Düşman hukukunun da ötesinde

Kürt siyasetçi Sibel Yiğitalp, AKP-MHP iktidarının Kürt tutsaklara yaklaşımının, düşman hukukunun da çok ötesinde olduğunu söyledi.

Kuralsız, nobran, kaba ve hiçbir ilkesi olmayan, hukuksuzlukta sınır tanımayan iktidara işaret eden HDP eski Milletvekili Sibel Yiğitalp, “Bizim de toplumsal duyarlılığın yanında örgütlenmemiz gerektiği gibi ahlaki ve vicdani sorumluluğumuz var” dedi.

25. ve 26. Dönem HDP Amed Milletvekili ve Türkiye Meclisi İnsan Hakları Başkanlık Divan Üyesi olarak görev yapan, şimdi ülke dışında yaşamak zorunda kalan Sibel Yiğitalp, Türkiye’nin, cezaevi ve tutsak sayısında Avrupa birincisi olduğunu belirterek, 384 cezaevine bu yıl 18, 2024’e kadar da 40 tanenin daha eklenmesinin planlandığını söyledi.

En az 100 Kürt tutsağın, cezaları bitmesine rağmen infazlarının yakılarak tahliyelerinin ertelendiğini hatırlatan Yiğitalp, tutsaklara pişmanlık ve itirafçılık dayatıldığını belirtti.

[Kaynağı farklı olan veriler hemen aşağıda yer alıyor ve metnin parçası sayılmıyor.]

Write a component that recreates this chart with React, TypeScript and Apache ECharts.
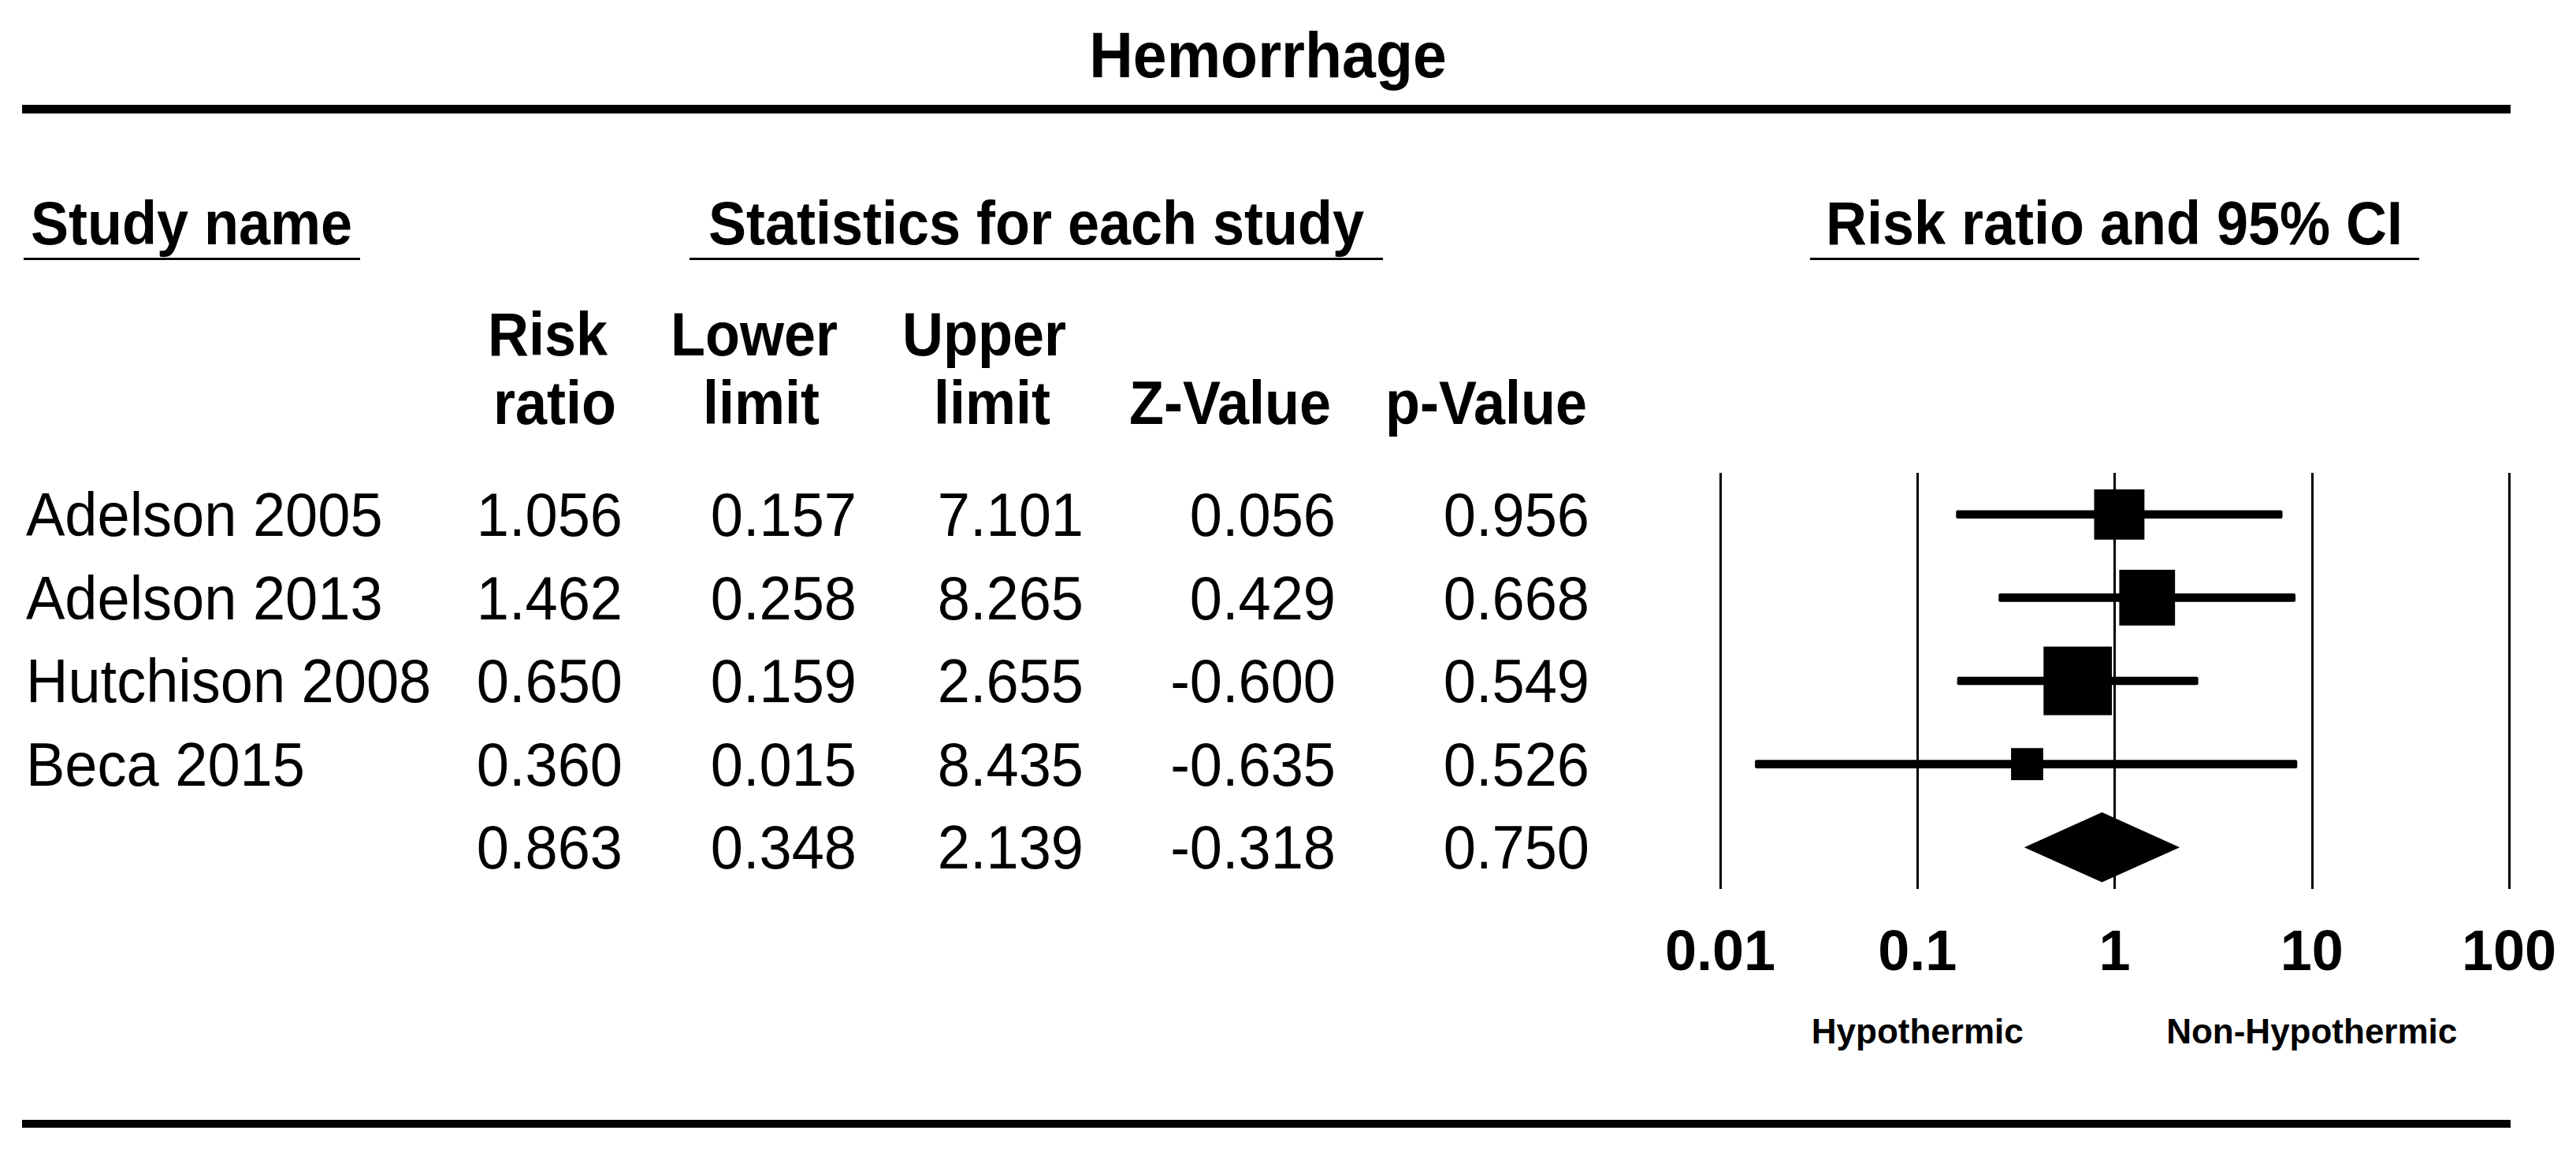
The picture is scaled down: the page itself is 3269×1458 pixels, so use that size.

2021’in son döneminde 7 hasta tutsağın yaşamını yitirdiğini anımsatan Yiğitalp, “Ölüm biçimi, öldükten sonra cezaevinden çıkarılması ve defnedilmelerine baktığımızda bile mevcut iktidar anlayışının uyguladığı bir politika olduğunu görebiliyor ve bu ölümlerin normal olduğunu söyleyemiyoruz” dedi.

Ağır hasta tutsakların ölüme terk edildiğini ve sonradan ‘ölü bulundu’ diye açıklama yapıldığını kaydeden Yiğitalp, şöyle devam etti: “24 saat kameralarla izlenen, sistematik şiddete maruz kalan, psikolojik baskıya maruz kalan tutsak ölü bulunamaz, ancak öldürülür. Ağır hasta tutsakların tedavi olma hakkı, son günlerini dışarıda geçirme hakkı dahil bütün hakları gasp ediliyor, aslında ölümü hızlandırılıyor. Sonrasında dosyaya gizlilik kararı ve başka sebepler uydurularak bilgi aktarımı yapılmıyor.”

KÜRT DÜŞMANLIĞININ CEZAEVİ AYAĞIDIR

Ağır hasta olmasına rağmen rehin tutulmaya devam edilen Kürt siyasetçi Aysel Tuğluk şahsında uygulanan politikanın, AKP-MHP iktidarının Kürt düşmanlığının cezaevi ayağı olduğunu ifade eden Yiğitalp, “Mevcut iktidar, Kürtlerin legal siyaseti karşısında tutsakları rehine olarak görüyor, her Kürt direnişinde Kürt tutsaklara saldırıyor, öldürüyor, cenaze aracı vermesini engelliyor, hatta kefenlenmesini bile önlüyor. Bu düşman hukukunun da çok ötesinde bir uygulama. Karşımızda kuralsız, nobran, kaba ve hiçbir ilkesi olmayan iktidar var ve bu iktidar her türlü hukuksuzlukta sınır tanımıyor. Bizim de toplumsal duyarlılığın yanında örgütlenmemiz gerektiği gibi ahlaki, vicdani sorumluluğumuz vardır” şeklinde konuştu.